On the up-side, my sister and I, as well as other DNA cousins, are matching descendants of George Holloway’s parents (John Holloway and Mary Pharo), as well as John Holloway’s parents (Thomas Holloway and Anne Gartery), and Mary Pharo’s parents ( James Farra/Pharo and Mary Ann Murfin). As we dig more deeply into this branch, another picture is coming into focus. As much as this family group married into known and confirmed ancestral Quaker families – it also married into Quaker families neither I nor my researchers have ever come across before in the course of our research. Tracing these new Quaker family lines back anywhere from 5 to 8 generations show no known connection with the Quaker families my Harlans and Holloways married. In short, these new Quaker lines are stand-alone lines with no known links to any other families in my tree. We hope these stand-alone ancestral lines will help in the DNA segment matching work that needs to be done.
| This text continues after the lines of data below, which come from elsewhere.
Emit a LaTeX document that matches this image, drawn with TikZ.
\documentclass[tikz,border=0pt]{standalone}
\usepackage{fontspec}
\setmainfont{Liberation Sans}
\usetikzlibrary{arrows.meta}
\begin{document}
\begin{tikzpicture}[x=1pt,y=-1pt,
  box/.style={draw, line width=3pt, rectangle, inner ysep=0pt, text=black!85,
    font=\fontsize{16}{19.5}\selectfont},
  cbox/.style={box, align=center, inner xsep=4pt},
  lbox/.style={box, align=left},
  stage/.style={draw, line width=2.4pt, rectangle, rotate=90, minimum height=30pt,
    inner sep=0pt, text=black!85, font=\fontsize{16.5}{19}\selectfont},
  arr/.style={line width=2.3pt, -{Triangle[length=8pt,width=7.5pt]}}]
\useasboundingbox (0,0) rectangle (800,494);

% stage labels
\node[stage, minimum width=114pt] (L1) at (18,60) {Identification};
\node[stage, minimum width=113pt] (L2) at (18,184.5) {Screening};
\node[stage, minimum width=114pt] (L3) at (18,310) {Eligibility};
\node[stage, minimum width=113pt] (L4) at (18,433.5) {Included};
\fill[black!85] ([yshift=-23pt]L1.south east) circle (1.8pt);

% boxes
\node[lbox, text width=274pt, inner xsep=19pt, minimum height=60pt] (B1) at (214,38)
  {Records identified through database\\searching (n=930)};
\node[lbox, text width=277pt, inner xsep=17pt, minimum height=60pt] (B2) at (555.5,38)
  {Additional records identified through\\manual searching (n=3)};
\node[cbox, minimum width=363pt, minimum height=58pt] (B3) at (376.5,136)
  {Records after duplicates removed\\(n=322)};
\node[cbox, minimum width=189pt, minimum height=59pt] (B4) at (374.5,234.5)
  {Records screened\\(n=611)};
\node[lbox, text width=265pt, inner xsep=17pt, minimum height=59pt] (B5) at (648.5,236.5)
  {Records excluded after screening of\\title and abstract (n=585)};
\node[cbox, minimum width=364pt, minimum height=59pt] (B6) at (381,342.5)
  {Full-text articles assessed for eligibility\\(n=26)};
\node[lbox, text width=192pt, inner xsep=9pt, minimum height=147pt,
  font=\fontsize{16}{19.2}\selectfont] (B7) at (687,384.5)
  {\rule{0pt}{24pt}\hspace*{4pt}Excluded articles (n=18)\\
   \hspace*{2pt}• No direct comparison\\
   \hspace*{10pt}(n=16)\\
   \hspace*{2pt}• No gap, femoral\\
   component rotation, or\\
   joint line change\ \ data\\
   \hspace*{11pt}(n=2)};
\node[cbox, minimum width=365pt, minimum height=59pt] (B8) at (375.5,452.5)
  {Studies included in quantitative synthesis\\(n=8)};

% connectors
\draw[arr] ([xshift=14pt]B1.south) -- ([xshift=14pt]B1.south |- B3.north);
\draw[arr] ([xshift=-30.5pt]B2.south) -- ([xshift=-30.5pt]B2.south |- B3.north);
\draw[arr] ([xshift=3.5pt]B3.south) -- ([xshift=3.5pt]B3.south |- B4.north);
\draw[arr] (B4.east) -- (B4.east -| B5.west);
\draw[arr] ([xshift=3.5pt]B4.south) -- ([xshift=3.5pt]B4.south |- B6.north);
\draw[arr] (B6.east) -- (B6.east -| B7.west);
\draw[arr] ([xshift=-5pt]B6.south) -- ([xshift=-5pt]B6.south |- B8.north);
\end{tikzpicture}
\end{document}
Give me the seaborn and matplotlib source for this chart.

While we have answered some questions where George is concerned, much remains to be done. Hence the caveats we have put in George’s Ancestry.com profile.

Reben comments

The Genealogy Adventures team puts alerts like **See Comment** in profiles where a person’s ancestry is subject of speculation, or requires additional research. It really is best practice. It alerts other researchers that there is either an issue, or that more work needs to be done. People will still blindly copy what we have in our tree. However, we do all we can to place such alerts on the Genealogy Adventures public tree.

reuben's comments 2

The above is an example of the information we provide for other researchers to let them know the conclusions we have drawn, why/how we have drawn them, and to open up dialogue from other people researching the same families. Doing this – and being 100% transparent – has led to remarkable finds, clarification, and missing documentation being discovered.

This is a practice I wish more online genealogy service users would do. Yes, others will blindly add people with question marks into their tree. However, as genealogists, all we can do is be transparent and state that there are questions around a person’s parentage.